#MeToo, a rallying cry on Twitter against sexual assault and harassment, is all over my social media pages. This is not the first time women have spoken out globally in digital space. In 2014, in the wake of the Isla Vista shootings in which a 22-year-old man killed six university students in California and blamed his actions on the “cruelness of women”, #YesAllWomen, employed to speak about violence against women and misogyny, was tweeted more than 1.2 million times.
But what could literally thousands of women possibly have in common with Gwyneth Paltrow or Angelina Jolie? Both actors, along with numerous others, have spoken out about being sexually harassed by American film producer Harvey Weinstein. The reports of multiple allegations of sexual harassment and assault against Weinstein in the past fortnight have set off an avalanche of similar and different stories from women across the world. Closer home we have the cases of Tarun Tejpal, RK Pachauri and AK Ganguly who have been called out as sexual harassers and assaulters.
Far too many women have been harassed or assaulted by men who had some power over their careers.
Some are simply writing “Me Too” in their posts but many are recounting detailed, painful stories of harassment and assault. Some write that they feel lucky to have escaped with harassment by strangers rather than assault by people known to them. “Is violence so normalised that one should feel grateful that one was only ‘just harassed’ and not assaulted?”, they ask. Some are calling out uncles, cousins, other family, friends and even boyfriends, fracturing squarely the myth of the safe haven of the family. One is reminded sharply of the “Me Too” moment of rupture in the film Monsoon Wedding, when an uncle is called out on his sexual abuse of a child, who is now an adult, an act he seems set to enact once again.
Some of the finest novels of resistance are novels that travel back in time to revisit old wounds of being violated. The narratives of Celie and Pecola Breedlove in Alice Walker’s The Colour Purple and Toni Morrison’s The Bluest Eye are premised on acts of violation by people familiar or familial.
The current hashtag began with American actor Alyssa Milano calling on Twitter users to write “Me too” if they had been sexually harassed or assaulted.
However, one article reminds us that in fact a black woman, Tarana Burke, is the original founder of the “Me Too” movement but has received little acknowledgement in the current campaign.
When speech replaces silence
#MeToo harnesses the power of strategic essentialism, a term introduced by scholar Gayatri Spivak, to build symbolic solidarity. Strategic essentialism is the harnessing of one marginalised identity to make universal claims even as one acknowledges that there are differences and hierarchies. We know well that only some women have access to the internet and that access to varied privileges and resources depends on our geographical location, citizenship status, class, caste, race, community, educational status, among other variables. And yet for this moment, the power of #MeToo confronts a problem that is global in scale, mounting a powerful digital feminist challenge.

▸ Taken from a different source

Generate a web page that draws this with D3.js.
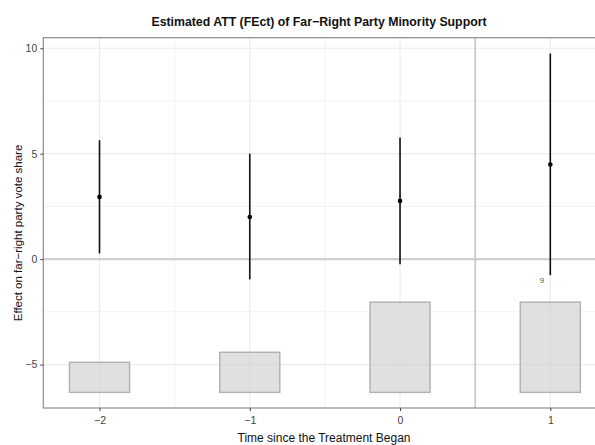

Despite the fact that the magnitude of the problem is fairly well known, there is a power in speaking and being heard, in saying #MeToo and having your voice validated, your story believed. For, what many women are reporting is that they did not speak then and their silence ate into them as much as the memories and now some, though by no means all, can speak truth to power. Silence is being replaced by speech. Several posts acknowledge that people’s silences cannot be taken to mean they were not harassed or assaulted. Women are rejecting the shame that we are often conditioned into feeling when we are harassed or assaulted, the victim blaming we have internalised that suggests we must have done something to invite this. When rage replaces shame, there is something important happening and it would be shortsighted to dismiss it. Hashtag activism demonstrates the value of amplification, the possibilities of speaking to large audiences over vast geographical distances and building alliances, or even just saying very loudly “You are not alone”.
A much needed reminder
However, some have argued, and with good reason, that women have spoken enough and now it is time for the perpetrators to identify themselves and speak out, that it is too much to expect that women over and over again out themselves as survivors, especially when some might not want to. Perpetrators are often protected by the generalness of the narratives. Some have argued that we need a hashtag to point at perpetrators and to call out our fathers, brothers, friends, or bosses who have harassed or assaulted women. What kind of upheaval and transformation could be created by calling out men rather than placing a disproportionate burden on survivors to address the magnitude of the problem? What would change if instead men were asked to say “Me Too”, owning up to acts of harassment and assault?
Many men have said how disturbed they have been to see the chorus of “Me Toos” on their social media feeds. One man actually posted #IDidIt, confessing to his own acts of sexual harassment aimed at women and apologising for them. Some have posted apologies for their complicity, for not believing women, for trusting their male friends who turned out to be assaulters.
We hear far too much in the mainstream of the dangers of public space and not enough of the dangers of the private. #MeToo makes a contribution towards puncturing that narrative, reminding us squarely that our workplaces (as varied as film studios, corporate offices and academic institutions) and our homes are no safer than the streets. Me Too is an unfortunately needed reminder that despite its particularities for different women, the problem is universal. If even for a short time women are speaking the often unspeakable, and though there is a long way to go, every single enraged voice counts.